Hi guys,
I am sculpting my own character following the INTRODUCTION OF CHARACTER MODELING course, but I'm not catching something about the performance, I'm afraid that my understanding about dyntopo and all that stuff is low to solve it. About my question, this is my result while sculpting:
And the course has a sandy look in the nail-finger that it's cool and more manipulable:
I do add "mesh" with clay strips brush, I increase the detail size having active Dyntopo, but the result is that of the first image...
Well, at last, teacher's workflow is so easy and looks too smoothy... How could I get that results?? Is there any lesson inside of another course that helps me to understand? Or maybe you see anything I'm doing wrong?
Thanks in advance
Hi Carles lleo_buit ,
I'm afraid, that is just practice, practice and practice.
But I must say, that you are already really good! Nothing to worry about, I'd say.

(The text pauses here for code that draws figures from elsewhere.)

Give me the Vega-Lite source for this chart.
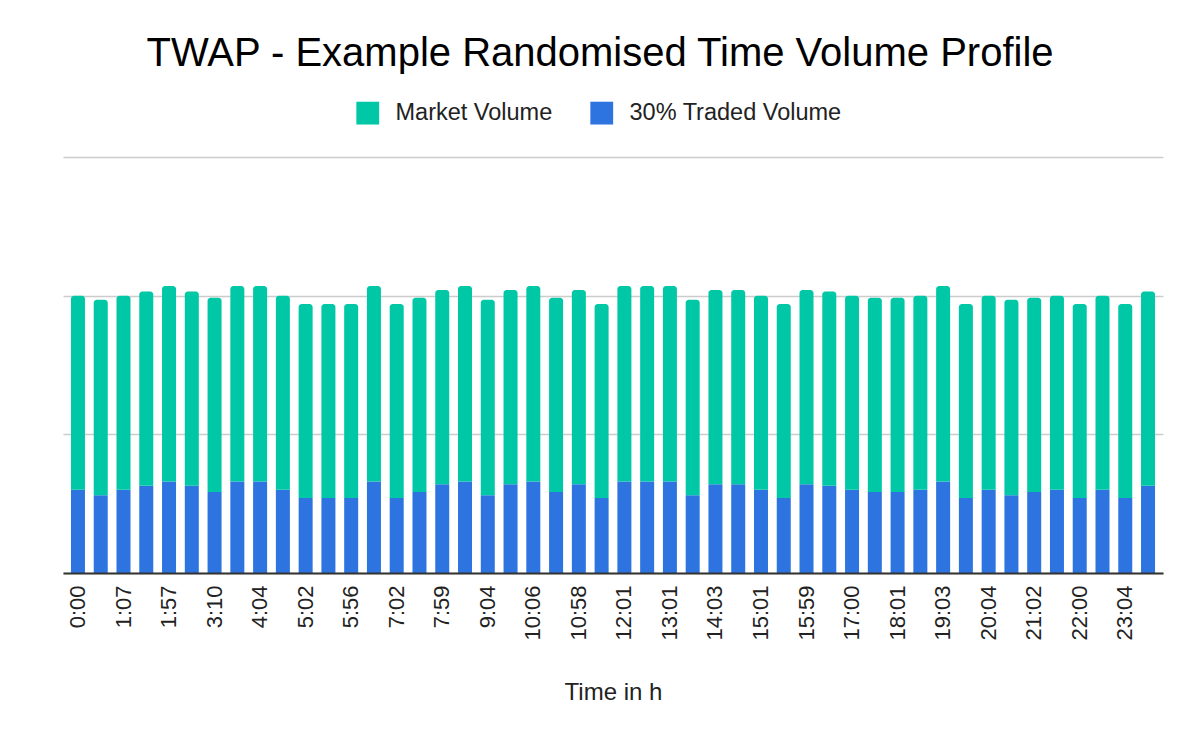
{
  "$schema": "https://vega.github.io/schema/vega-lite/v6.json",
  "autosize": {"type": "none"},
  "padding": {"left": 63, "top": 157, "right": 37, "bottom": 169},
  "width": 1100,
  "height": 416,
  "title": {
    "text": "TWAP - Example Randomised Time Volume Profile",
    "font": "Liberation Sans",
    "fontSize": 40,
    "fontWeight": "normal",
    "color": "#000000",
    "anchor": "middle",
    "dx": -13,
    "offset": 27
  },
  "config": {
    "view": {"stroke": null},
    "font": "Liberation Sans"
  },
  "data": {
    "values": [
      {"t": "0:00", "market": 140, "traded": 60},
      {"t": "0:33", "market": 141, "traded": 56},
      {"t": "1:07", "market": 140, "traded": 60},
      {"t": "1:32", "market": 140, "traded": 63},
      {"t": "1:57", "market": 141, "traded": 66},
      {"t": "2:33", "market": 140, "traded": 63},
      {"t": "3:10", "market": 140, "traded": 58.5},
      {"t": "3:37", "market": 141, "traded": 66},
      {"t": "4:04", "market": 141, "traded": 66},
      {"t": "4:33", "market": 140, "traded": 60},
      {"t": "5:02", "market": 140, "traded": 54},
      {"t": "5:29", "market": 140, "traded": 54},
      {"t": "5:56", "market": 140, "traded": 54},
      {"t": "6:29", "market": 141, "traded": 66},
      {"t": "7:02", "market": 140, "traded": 54},
      {"t": "7:30", "market": 140, "traded": 58.5},
      {"t": "7:59", "market": 140, "traded": 64},
      {"t": "8:31", "market": 141, "traded": 66},
      {"t": "9:04", "market": 141, "traded": 56},
      {"t": "9:35", "market": 140, "traded": 64},
      {"t": "10:06", "market": 141, "traded": 66},
      {"t": "10:32", "market": 140, "traded": 58.5},
      {"t": "10:58", "market": 140, "traded": 64},
      {"t": "11:29", "market": 140, "traded": 54},
      {"t": "12:01", "market": 141, "traded": 66},
      {"t": "12:31", "market": 141, "traded": 66},
      {"t": "13:01", "market": 141, "traded": 66},
      {"t": "13:32", "market": 141, "traded": 56},
      {"t": "14:03", "market": 140, "traded": 64},
      {"t": "14:32", "market": 140, "traded": 64},
      {"t": "15:01", "market": 140, "traded": 60},
      {"t": "15:30", "market": 140, "traded": 54},
      {"t": "15:59", "market": 140, "traded": 64},
      {"t": "16:29", "market": 140, "traded": 63},
      {"t": "17:00", "market": 140, "traded": 60},
      {"t": "17:30", "market": 140, "traded": 58.5},
      {"t": "18:01", "market": 140, "traded": 58.5},
      {"t": "18:32", "market": 140, "traded": 60},
      {"t": "19:03", "market": 141, "traded": 66},
      {"t": "19:33", "market": 140, "traded": 54},
      {"t": "20:04", "market": 140, "traded": 60},
      {"t": "20:33", "market": 141, "traded": 56},
      {"t": "21:02", "market": 140, "traded": 58.5},
      {"t": "21:31", "market": 140, "traded": 60},
      {"t": "22:00", "market": 140, "traded": 54},
      {"t": "22:32", "market": 140, "traded": 60},
      {"t": "23:04", "market": 140, "traded": 54},
      {"t": "23:35", "market": 140, "traded": 63}
    ]
  },
  "transform": [
    {"fold": ["market", "traded"], "as": ["series", "volume"]},
    {
      "stack": "volume",
      "groupby": ["t"],
      "sort": [{"field": "series", "order": "descending"}],
      "as": ["v0", "v1"]
    }
  ],
  "encoding": {
    "x": {
      "field": "t",
      "type": "ordinal",
      "sort": null,
      "scale": {"paddingInner": 0.385, "paddingOuter": 0.35},
      "axis": {
        "title": "Time in h",
        "titleFont": "Liberation Sans",
        "titleFontSize": 24,
        "titleFontWeight": "normal",
        "titleColor": "#222222",
        "titlePadding": 40,
        "values": ["0:00", "1:07", "1:57", "3:10", "4:04", "5:02", "5:56", "7:02", "7:59", "9:04", "10:06", "10:58", "12:01", "13:01", "14:03", "15:01", "15:59", "17:00", "18:01", "19:03", "20:04", "21:02", "22:00", "23:04"],
        "labelAngle": -90,
        "labelFont": "Liberation Sans",
        "labelFontSize": 22,
        "labelColor": "#222222",
        "labelPadding": 12,
        "ticks": false,
        "domainColor": "#333333",
        "domainWidth": 2,
        "zindex": 1
      }
    },
    "y": {
      "field": "v1",
      "type": "quantitative",
      "scale": {"domain": [0, 300], "nice": false},
      "axis": {
        "title": null,
        "labels": false,
        "ticks": false,
        "domain": false,
        "values": [0, 100, 200, 300],
        "gridColor": "#cccccc",
        "gridWidth": 1.5
      }
    },
    "y2": {"field": "v0"},
    "color": {
      "field": "series",
      "type": "nominal",
      "scale": {"domain": ["market", "traded"], "range": ["#00c8a6", "#2d74e0"]},
      "legend": {
        "title": null,
        "orient": "none",
        "direction": "horizontal",
        "legendX": 293,
        "legendY": -56,
        "symbolType": "square",
        "symbolSize": 520,
        "symbolStrokeWidth": 0,
        "symbolOpacity": 1,
        "labelFont": "Liberation Sans",
        "labelFontSize": 23.5,
        "labelColor": "#222222",
        "labelOffset": 16,
        "labelLimit": 0,
        "columnPadding": 37,
        "labelExpr": "datum.label == 'market' ? 'Market Volume' : '30% Traded Volume'"
      }
    }
  },
  "layer": [
    {
      "transform": [{"filter": "datum.series == 'traded'"}],
      "mark": {"type": "bar"}
    },
    {
      "transform": [{"filter": "datum.series == 'market'"}],
      "mark": {"type": "bar", "cornerRadiusTopLeft": 3, "cornerRadiusTopRight": 3}
    }
  ]
}
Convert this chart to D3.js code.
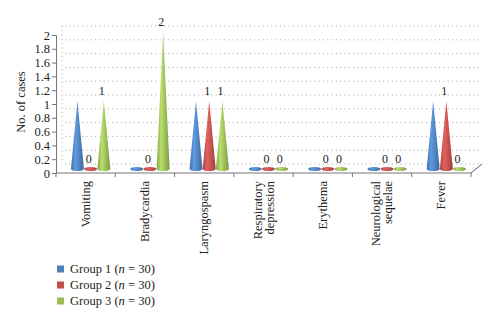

Thank you, Martin! So, as per your knowledge there is no way to get that sandy look? I see Kent's look (I'd say the teacher is him) and I think I am doing so wrong...:(
Oh you can get that, but it takes practice.
And it doesn't have to look exactly the same...Maybe try using the Smooth Brush with a low Strength a bit more...It's a lot of going back and forth...adding material (Clay Brush, Inflate Brush, Clay Strips,....) and removing by Smoothing, or using something like the Scrape Brush...
What Brush to use when, is partially preference and by practicing a lot, you''l develop you own workflow.
I agree, it's mostly practice. Same thing happened to me, I was banging my head as to why mine didn't look the same as the teacher's only to realize that they had been doing this for much more longer time than I had. As you practice more and more you'll get comfortable with it all. But when it comes to your pictures, I can see you also need resolution so you don't have those big polygons.
Thanks, guys. Omar, how could I increase resolution to the mesh? Could you explain to me in short?
Basically decease the detail size in Dynamic Topology to get more resolution of the mesh.
Kent explains it in this lesson:
Oh my god! Just when I asked I found it! Thank you, guys! You're the best!